NE NEWS SERVICE
CHENNAI, APR 26
An all-party meeting convened by the Tamil Nadu government on Monday resolved to allow Vedanta’s Sterlite Industries in Thoothukudi to produce oxygen for a four-month period amid surging covid cases, paving the way for the partial reopening of the copper smelter closed in 2018 over pollution concerns.

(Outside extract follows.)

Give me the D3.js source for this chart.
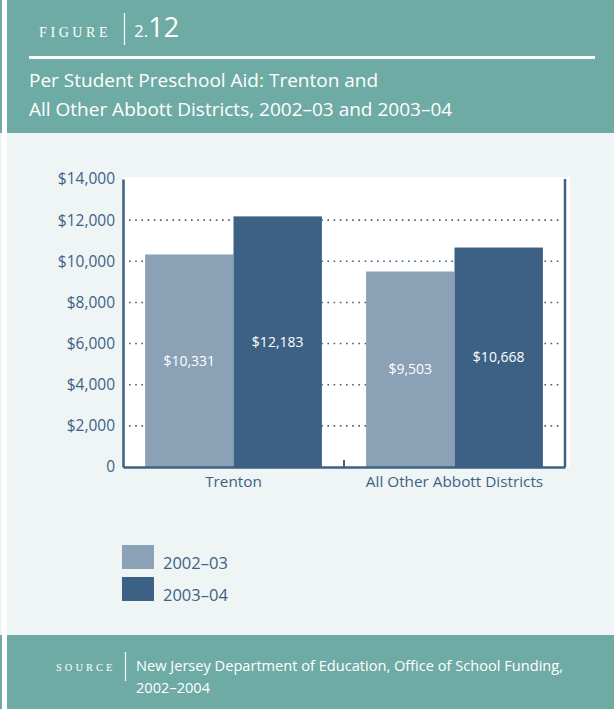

எனது தலைமையில் இன்று (26.04.2021) தலைமைச் செயலகத்தில், மாண்புமிகு உச்ச நீதிமன்ற கருத்தின்படி, ஸ்டெர்லைட் ஆலையில் பிராணவாயு பிரிவை மட்டும் தற்காலிகமாக செயல்பட அனுமதி அளிப்பது தொடர்பாக அங்கீகரிக்கப்பட்ட கட்சிகளின் கூட்டம் நடைபெற்றது.(1/2) pic.twitter.com/KWkhY32B1R
— Edappadi K Palaniswami – Say No To Drugs & DMK (@EPSTamilNadu) April 26, 2021
The unit was sealed by the state government on May 2018, days after 13 agitators were killed in police firing during a violent anti-Sterlite protest in the southern district.
On Monday, the Chief Minister K Palaniswami-chaired meeting, attended by main opposition party DMK among others, resolved to allow Sterlite produce oxygen from its plant in Tuticorin, days after Vedanta moved the Supreme Court in this connection.
‘As per the Supreme Court directive, power supply may be allowed for Vedanta’s Sterlite Industries in Thoothukudi for four months to repair and operate oxygen producing and related equipment only,’ the meeting resolved.
The period may be extended later but ‘at no cost’ shall other activities like copper manufacturing and running the co-generation plant shall be allowed and the ‘power supply shall be cut after this period (four months) by TANGEDCO,’ it added.
Tamil Nadu should get priority in the oxygen being produced here and it shall be taken to other states only after meeting its requirements.
On Friday, the apex court had said people were dying due to lack of oxygen and questioned the Tamil Nadu government as to why it cannot take over the Sterlite copper unit for producing oxygen to treat COVID-19 patients.
‘We are not interested that Vedanta or A, B or C runs it. We are interested that oxygen should be produced,’ a bench headed by then Chief Justice S A Bobde had said.